Companies in the energy sector will continue to work towards their climate commitments, but progress will be impacted by shifting government priorities. For example, Russia's invasion of Ukraine has led several countries to prioritise security of supply. The UK Energy Security Strategy aims to align with the UK's Net Zero Strategy – including by accelerating the deployment of wind, solar and hydrogen generation – but has been criticised for its focus on domestic oil and gas. It is expected that over 100 new oil and gas licences will be issued in the next licensing round.
Companies also face investment challenges. Several governments targeted the industry in response to rising inflation, including through caps on energy bills (seen in the UK, Norway and France) and 'windfall' taxes (notably in the UK, Spain and Italy).
The Glasgow Climate Pact included a commitment for all parties to revisit and strengthen their climate commitments and in 2022 submit revised state action plans – known as nationally determined contributions (NDCs) under the Paris Agreement framework. Although energy companies would not be directly affected by this, they will likely be impacted by resulting legislation to implement ambitious state climate goals.

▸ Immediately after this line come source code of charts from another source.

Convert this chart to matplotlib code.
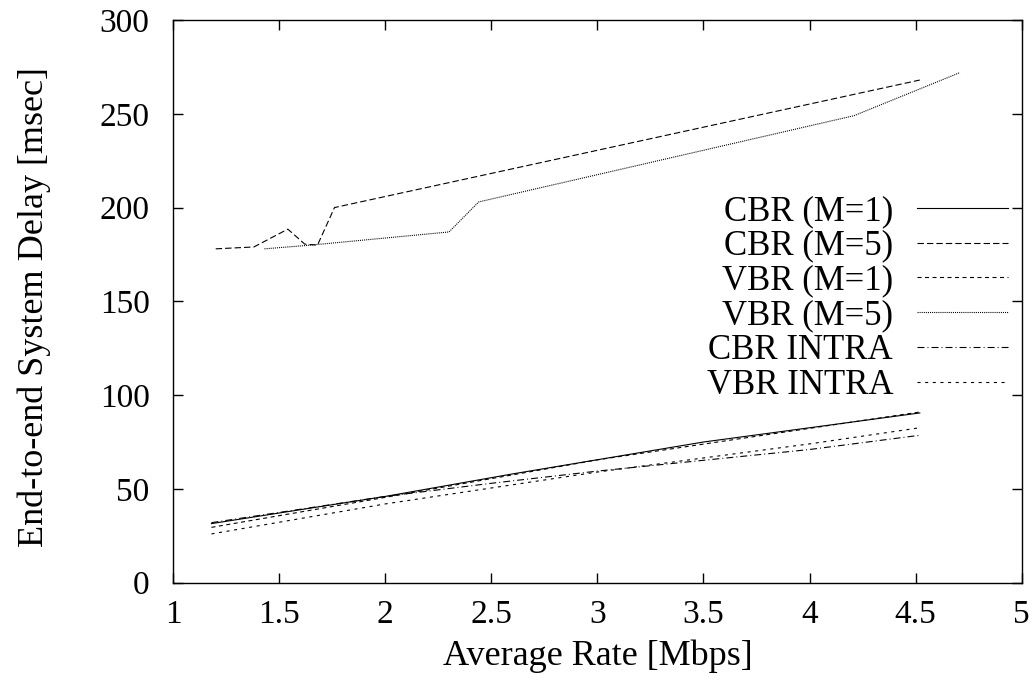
import matplotlib
matplotlib.use('Agg')
import matplotlib.pyplot as plt

# average rate [Mbps] vs end-to-end delay [msec]
cbr_m1_x = [1.18, 2.0, 2.6, 3.5, 4.52]
cbr_m1_y = [31.5, 46.0, 58.0, 75.0, 90.5]

cbr_m5_x = [1.2, 1.38, 1.54, 1.62, 1.68, 1.76, 4.52]
cbr_m5_y = [178.0, 179.0, 188.5, 180.5, 180.0, 200.0, 268.0]

vbr_m1_x = [1.18, 2.0, 3.0, 4.52]
vbr_m1_y = [29.5, 45.5, 65.5, 91.0]

vbr_m5_x = [1.43, 1.65, 2.30, 2.44, 4.21, 4.71]
vbr_m5_y = [178.0, 180.0, 187.0, 203.0, 249.0, 272.0]

cbr_intra_x = [1.18, 2.0, 2.5, 3.0, 4.0, 4.52]
cbr_intra_y = [32.0, 46.0, 53.0, 59.5, 71.0, 78.6]

vbr_intra_x = [1.18, 2.0, 3.0, 4.0, 4.52]
vbr_intra_y = [26.0, 42.0, 59.0, 74.0, 82.6]

plt.rcParams['font.family'] = ['Liberation Serif', 'DejaVu Serif']
plt.rcParams['lines.scale_dashes'] = False

fig = plt.figure(figsize=(10.34, 6.95), dpi=100)
ax = fig.add_axes([0.1676, 0.1616, 0.988 - 0.1676, 0.9712 - 0.1616])

lw = 0.8
ax.plot(cbr_m1_x, cbr_m1_y, color='k', lw=lw, linestyle='-', label='CBR (M=1)')
ax.plot(cbr_m5_x, cbr_m5_y, color='k', lw=lw, linestyle=(0, (4.6, 2.2)),
        label='CBR (M=5)')
ax.plot(vbr_m1_x, vbr_m1_y, color='k', lw=lw, linestyle=(0, (2.9, 2.5)),
        label='VBR (M=1)')
ax.plot(vbr_m5_x, vbr_m5_y, color='k', lw=lw, linestyle=(0, (0.75, 0.75)),
        label='VBR (M=5)')
ax.plot(cbr_intra_x, cbr_intra_y, color='k', lw=lw,
        linestyle=(0, (5.0, 2.2, 0.7, 2.2)), label='CBR INTRA')
ax.plot(vbr_intra_x, vbr_intra_y, color='k', lw=lw,
        linestyle=(0, (2.2, 3.3)), label='VBR INTRA')

ax.set_xlim(1, 5)
ax.set_ylim(0, 300)
ax.set_xticks([1, 1.5, 2, 2.5, 3, 3.5, 4, 4.5, 5])
ax.set_xticklabels(['1', '1.5', '2', '2.5', '3', '3.5', '4', '4.5', '5'])
ax.set_yticks([0, 50, 100, 150, 200, 250, 300])

for sp in ax.spines.values():
    sp.set_linewidth(1.0)
ax.tick_params(direction='in', length=7, width=1.0, top=True, right=True,
               labelsize=24)
ax.tick_params(axis='x', pad=12)
ax.tick_params(axis='y', pad=17)

ax.set_xlabel('Average Rate [Mbps]', fontsize=26, labelpad=7)
ax.set_ylabel('End-to-end System Delay [msec]', fontsize=26)
ax.yaxis.set_label_coords(-0.144, 0.49)

ax.legend(loc='upper right', bbox_to_anchor=(1008 / 1034, 1 - 195 / 695),
          bbox_transform=fig.transFigure, frameon=False, markerfirst=False,
          fontsize=25, handlelength=2.62, handletextpad=0.69,
          labelspacing=0.05, borderpad=0, borderaxespad=0)

fig.savefig('out.png', dpi=100)
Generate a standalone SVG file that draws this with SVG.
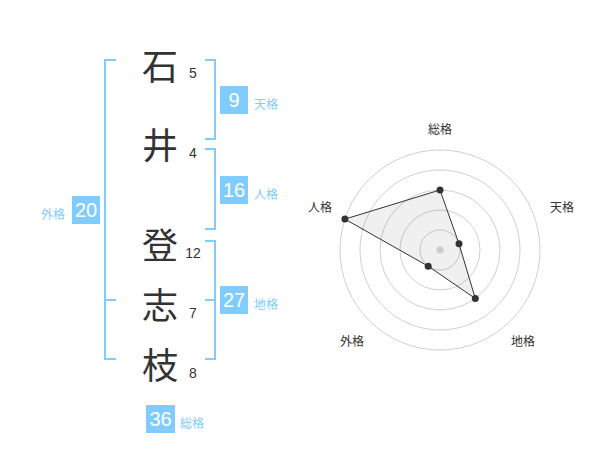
<svg xmlns="http://www.w3.org/2000/svg" width="600" height="470" viewBox="0 0 600 470">
<style>
.kanji{font-family:"Noto Sans CJK JP","Noto Sans CJK SC",sans-serif;font-size:36px;fill:#333;text-anchor:middle}
.num{font-family:"Liberation Sans",Arial,sans-serif;font-size:14px;fill:#333;text-anchor:middle}
.br{fill:none;stroke:#80ccff;stroke-width:2}
.box{fill:#80ccff}
.bv{font-family:"Liberation Sans",Arial,sans-serif;font-size:20px;fill:#fff;text-anchor:middle}
.bl{font-family:"Noto Sans CJK JP","Noto Sans CJK SC",sans-serif;font-size:12px;fill:#80ccff}
.ring{fill:none;stroke:#d0d0d0;stroke-width:1}
.axl{font-family:"Noto Sans CJK JP","Noto Sans CJK SC",sans-serif;font-size:12px;fill:#333;text-anchor:middle}
.dot{fill:#333}
</style>
<rect width="600" height="470" fill="#fff"/>
<g id="names">
<text class="kanji" x="160" y="80">石</text>
<text class="kanji" x="160" y="159">井</text>
<text class="kanji" x="160" y="259">登</text>
<text class="kanji" x="160" y="319">志</text>
<text class="kanji" x="160" y="379">枝</text>
<text class="num" x="193" y="78">5</text>
<text class="num" x="193" y="158">4</text>
<text class="num" x="193" y="258">12</text>
<text class="num" x="193" y="318">7</text>
<text class="num" x="193" y="378">8</text>
</g>
<g id="connectors">
<polyline class="br" points="116,60 105,60 105,359 116,359"/>
<line class="br" x1="105" y1="300" x2="116" y2="300"/>
<polyline class="br" points="205,60 215,60 215,139 205,139"/>
<polyline class="br" points="205,149 215,149 215,229 205,229"/>
<polyline class="br" points="205,241 215,241 215,359 205,359"/>
<line class="br" x1="205" y1="300" x2="215" y2="300"/>
</g>
<g id="tenkaku">
<rect class="box" x="220" y="86" width="28" height="28"/>
<text class="bv" x="234" y="107">9</text>
<text class="bl" x="254" y="109">天格</text>
</g>
<g id="jinkaku">
<rect class="box" x="220" y="176" width="28" height="28"/>
<text class="bv" x="234" y="197">16</text>
<text class="bl" x="254" y="199">人格</text>
</g>
<g id="chikaku">
<rect class="box" x="220" y="286" width="28" height="28"/>
<text class="bv" x="234" y="307">27</text>
<text class="bl" x="254" y="309">地格</text>
</g>
<g id="gaikaku">
<rect class="box" x="72" y="196" width="28" height="28"/>
<text class="bv" x="86" y="217">20</text>
<text class="bl" x="41" y="219">外格</text>
</g>
<g id="soukaku">
<rect class="box" x="146" y="405" width="29" height="28"/>
<text class="bv" x="160.5" y="426">36</text>
<text class="bl" x="180" y="428">総格</text>
</g>
<g id="radar">
<circle class="ring" cx="440" cy="250" r="20"/>
<circle class="ring" cx="440" cy="250" r="40"/>
<circle class="ring" cx="440" cy="250" r="60"/>
<circle class="ring" cx="440" cy="250" r="80"/>
<circle class="ring" cx="440" cy="250" r="100"/>
<polygon points="440,190 459,243.8 475.3,298.5 428.2,266.2 344.9,219.1" fill="rgba(0,0,0,0.06)" stroke="#333" stroke-width="1"/>
<circle cx="440" cy="250" r="3.5" fill="#ccc"/>
<circle class="dot" cx="440" cy="190" r="3.5"/>
<circle class="dot" cx="459" cy="243.8" r="3.5"/>
<circle class="dot" cx="475.3" cy="298.5" r="3.5"/>
<circle class="dot" cx="428.2" cy="266.2" r="3.5"/>
<circle class="dot" cx="344.9" cy="219.1" r="3.5"/>
<text class="axl" x="440" y="134">総格</text>
<text class="axl" x="562" y="212">天格</text>
<text class="axl" x="320" y="212">人格</text>
<text class="axl" x="352" y="346">外格</text>
<text class="axl" x="523" y="346">地格</text>
</g>
</svg>
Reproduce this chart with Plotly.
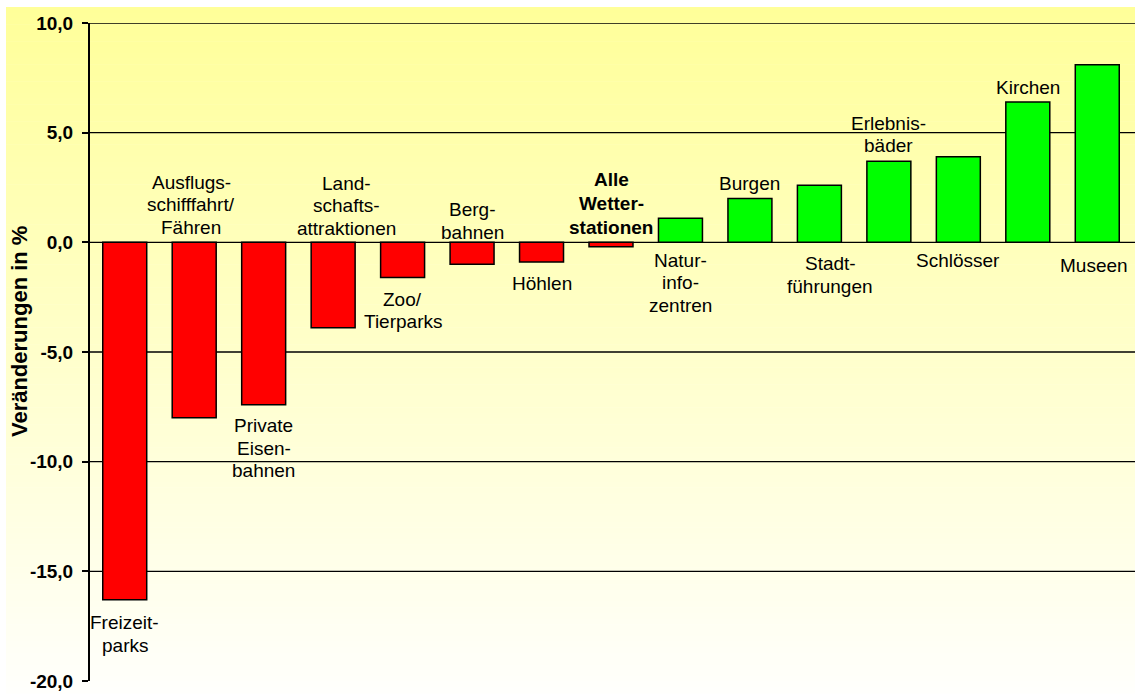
import plotly.graph_objects as go

# ---------------- data ----------------
categories = ["Freizeitparks", "Ausflugsschifffahrt/Fähren", "Private Eisenbahnen",
              "Landschaftsattraktionen", "Zoo/Tierparks", "Bergbahnen", "Höhlen",
              "Alle Wetterstationen", "Naturinfozentren", "Burgen", "Stadtführungen",
              "Erlebnisbäder", "Schlösser", "Kirchen", "Museen"]
values = [-16.3, -8.0, -7.4, -3.9, -1.6, -1.0, -0.9, -0.2, 1.1, 2.0, 2.6, 3.7, 3.9, 6.4, 8.1]
label_lines = [["Freizeit-", "parks"], ["Ausflugs-", "schifffahrt/", "Fähren"],
               ["Private", "Eisen-", "bahnen"], ["Land-", "schafts-", "attraktionen"],
               ["Zoo/", "Tierparks"], ["Berg-", "bahnen"], ["Höhlen"],
               ["Alle", "Wetter-", "stationen"], ["Natur-", "info-", "zentren"], ["Burgen"],
               ["Stadt-", "führungen"], ["Erlebnis-", "bäder"], ["Schlösser"], ["Kirchen"],
               ["Museen"]]
tick_vals = [10, 5, 0, -5, -10, -15, -20]
tick_text = ["10,0", "5,0", "0,0", "-5,0", "-10,0", "-15,0", "-20,0"]
grid_vals = [10, 5, 0, -5, -10, -15]
y_title = "Veränderungen in %"

# ---------------- styling / placement ----------------
label_anchor = ["end", "base", "end", "base", "end", "base", "end", "base", "base", "end",
                "base", "end", "base", "end", "base"]
label_gap = [23, 15, 21, 14, 22, 10, 21, 15, 18, 14.5, 21.5, 15.5, 18.5, 14, 23.5]
label_xshift = [0, -3, 0, 13, 0, 0, 0, 0, 0, 0, 11, 0, 0, 0, -3]
label_bold = [False] * 7 + [True] + [False] * 7
FONT = "Liberation Sans, Arial, sans-serif"
W, H = 1135, 695
ML, MR, MT, MB = 90, 3, 23, 12
PW, PH = W - ML - MR, H - MT - MB

fig = go.Figure()
fig.add_trace(go.Bar(
    x=categories, y=values,
    marker=dict(color=["#FF0000" if v < 0 else "#00FF00" for v in values],
                line=dict(color="black", width=1.5)),
    hoverinfo="x+y", showlegend=False,
))

shapes = []


def px2paper_x(px):
    return (px - ML) / PW


def px2paper_y(py):
    return (H - MB - py) / PH


# gradient background (paper coordinates, covering page from x=6px, y=7px)
N = 120
top_px, bot_px = 7, H
for i in range(N):
    y0 = top_px + (bot_px - top_px) * i / N
    y1 = top_px + (bot_px - top_px) * (i + 1) / N
    t = (i + 0.5) / N
    b = int(round(153 + (252 - 153) * t))
    shapes.append(dict(type="rect", xref="paper", yref="paper",
                       x0=px2paper_x(6), x1=px2paper_x(W + 2),
                       y0=px2paper_y(y1 + 0.5), y1=px2paper_y(y0),
                       line=dict(width=0), fillcolor=f"rgb(255,255,{b})", layer="below"))
for g in grid_vals:
    shapes.append(dict(type="line", xref="paper", yref="y", x0=0, x1=px2paper_x(W),
                       y0=g, y1=g, line=dict(color="black", width=1.3), layer="below"))

annotations = []
for i, (cat, val, lines) in enumerate(zip(categories, values, label_lines)):
    anchor_val = val if label_anchor[i] == "end" else 0
    if label_anchor[i] == "end":
        below = val < 0
    else:
        below = val > 0
    pitch = 24 if label_bold[i] else 22.5
    n = len(lines)
    for j, line in enumerate(lines):
        if below:
            shift = -(label_gap[i] + j * pitch)
        else:
            shift = label_gap[i] + (n - 1 - j) * pitch
        txt = f"<b>{line}</b>" if label_bold[i] else line
        annotations.append(dict(x=cat, y=anchor_val, xref="x", yref="y", text=txt,
                                showarrow=False, xanchor="center", yanchor="middle",
                                yshift=shift, xshift=label_xshift[i],
                                font=dict(family=FONT, size=19, color="black")))

annotations.append(dict(x=px2paper_x(19), y=px2paper_y(332), xref="paper", yref="paper",
                        text=f"<b>{y_title}</b>", textangle=-90, showarrow=False,
                        xanchor="center", yanchor="middle",
                        font=dict(family=FONT, size=22, color="black")))

fig.update_layout(
    width=W, height=H,
    margin=dict(l=ML, r=MR, t=MT, b=MB, pad=0),
    paper_bgcolor="white", plot_bgcolor="rgba(0,0,0,0)",
    bargap=0.367,
    shapes=shapes, annotations=annotations,
    font=dict(family=FONT, size=19, color="black"),
    xaxis=dict(range=[-0.5, len(categories) - 0.5], showticklabels=False, showgrid=False,
               zeroline=False, showline=False, ticks=""),
    yaxis=dict(range=[-20, 10], tickvals=tick_vals,
               ticktext=[f"<b>{t}</b>" for t in tick_text],
               ticks="outside", ticklen=6, tickwidth=2, tickcolor="black",
               showline=True, linewidth=2, linecolor="black",
               showgrid=False, zeroline=False, ticklabelstandoff=5,
               tickfont=dict(family=FONT, size=19, color="black")),
)

fig.write_html("out.html")
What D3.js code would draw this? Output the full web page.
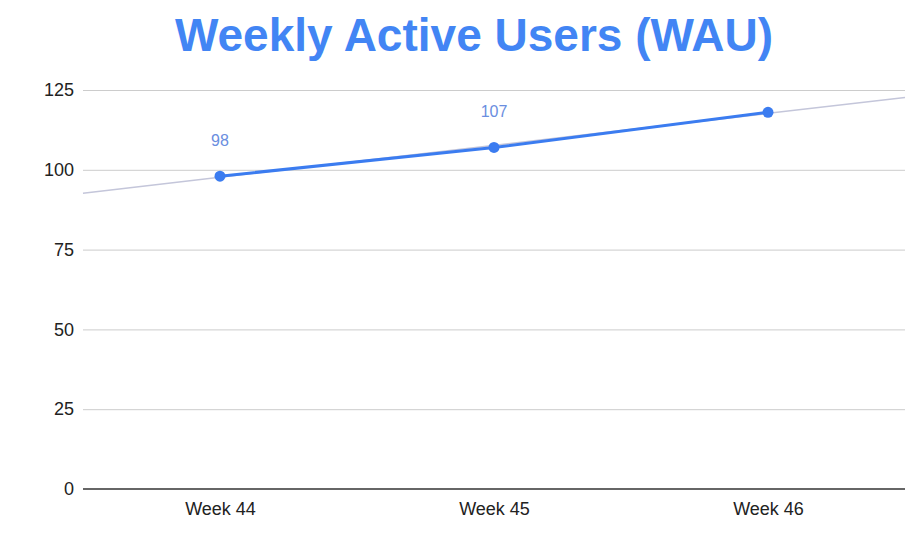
<!DOCTYPE html>
<html>
<head>
<meta charset="utf-8">
<script src="https://cdn.jsdelivr.net/npm/d3@7"></script>
<style>
  html, body { margin: 0; padding: 0; background: #fff; }
  svg { display: block; font-family: Arial, "Liberation Sans", sans-serif; }
</style>
</head>
<body>
<div id="chart"></div>
<script>
const weeks = ['Week 44', 'Week 45', 'Week 46'];
const users = [98, 107, 118];
const labelled = [true, true, false];
const yTicks = [0, 25, 50, 75, 100, 125];

const width = 915;
const height = 542;
const margin = { top: 90, right: 10, bottom: 53, left: 83 };

const svg = d3.select('#chart')
  .append('svg')
  .attr('width', width)
  .attr('height', height);

const x = d3.scalePoint()
  .domain(weeks)
  .range([margin.left, width - margin.right])
  .padding(0.5);

const y = d3.scaleLinear()
  .domain([0, 125])
  .range([height - margin.bottom, margin.top]);

svg.append('text')
  .attr('x', 474)
  .attr('y', 51)
  .attr('text-anchor', 'middle')
  .attr('fill', '#4285f4')
  .style('font-size', '46px')
  .style('font-weight', 'bold')
  .text('Weekly Active Users (WAU)');

// gridlines + y labels
svg.append('g')
  .attr('transform', `translate(${margin.left},0)`)
  .call(d3.axisLeft(y).tickValues(yTicks).tickSize(0).tickPadding(9))
  .call(g => g.select('.domain').remove())
  .call(g => g.selectAll('.tick line')
    .attr('x2', width - margin.left - margin.right)
    .attr('stroke', d => d === 0 ? 'none' : '#cccccc'))
  .call(g => g.selectAll('text').attr('fill', '#222').style('font-size', '18px').style('font-family', 'Arial, "Liberation Sans", sans-serif'));

// x axis
svg.append('g')
  .attr('transform', `translate(0,${y(0)})`)
  .call(d3.axisBottom(x).tickSize(0).tickPadding(13))
  .call(g => g.select('.domain').attr('stroke', '#333').attr('stroke-width', 1.5)
    .attr('d', `M${margin.left},0H${width - margin.right}`))
  .call(g => g.selectAll('text').attr('fill', '#222').style('font-size', '18px').style('font-family', 'Arial, "Liberation Sans", sans-serif'));

// linear trendline over category index
const n = users.length;
const meanI = (n - 1) / 2;
const meanV = d3.mean(users);
const slope = d3.sum(users, (v, i) => (i - meanI) * (v - meanV)) / d3.sum(users, (v, i) => (i - meanI) ** 2);
const step = x.step();
const idxX = i => x(weeks[0]) + i * step;
const trend = [-0.5, n - 0.5].map(i => [idxX(i), y(meanV + slope * (i - meanI))]);

svg.append('path')
  .attr('d', d3.line()(trend))
  .attr('fill', 'none')
  .attr('stroke', '#c4c6da')
  .attr('stroke-width', 1.5);

const pts = weeks.map((w, i) => ({ w, v: users[i], lab: labelled[i] }));

svg.append('path')
  .datum(pts)
  .attr('d', d3.line().x(d => x(d.w)).y(d => y(d.v)))
  .attr('fill', 'none')
  .attr('stroke', '#3b7cf0')
  .attr('stroke-width', 3);

svg.selectAll('.dot')
  .data(pts)
  .enter()
  .append('circle')
  .attr('cx', d => x(d.w))
  .attr('cy', d => y(d.v))
  .attr('r', 5.5)
  .attr('fill', '#3b7cf0');

svg.selectAll('.lbl')
  .data(pts.filter(d => d.lab))
  .enter()
  .append('text')
  .attr('x', d => x(d.w))
  .attr('y', d => y(d.v) - 30)
  .attr('text-anchor', 'middle')
  .attr('fill', '#6a8ee0')
  .style('font-size', '16px')
  .text(d => d.v);
</script>
</body>
</html>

Looking ahead, it remains unclear what impact COP27 will have on the energy sector, as countries have been unable to agree on broad priorities. Developing nations insist that climate finance should take precedence, while developed countries have argued discussions should focus on emissions cuts. Recent measures by developed nations to protect energy security that seemingly undermine their climate ambitions have only exacerbated underlying tensions.
The global energy sector is in the invidious position of knowing that geopolitics and state regulation will increasingly and dramatically shape the industry's destiny throughout the current decade while the outcome of those forces has never been so hard to usefully forecast. The industry will be watching closely for any clues emerging this month from Sharm El-Sheikh.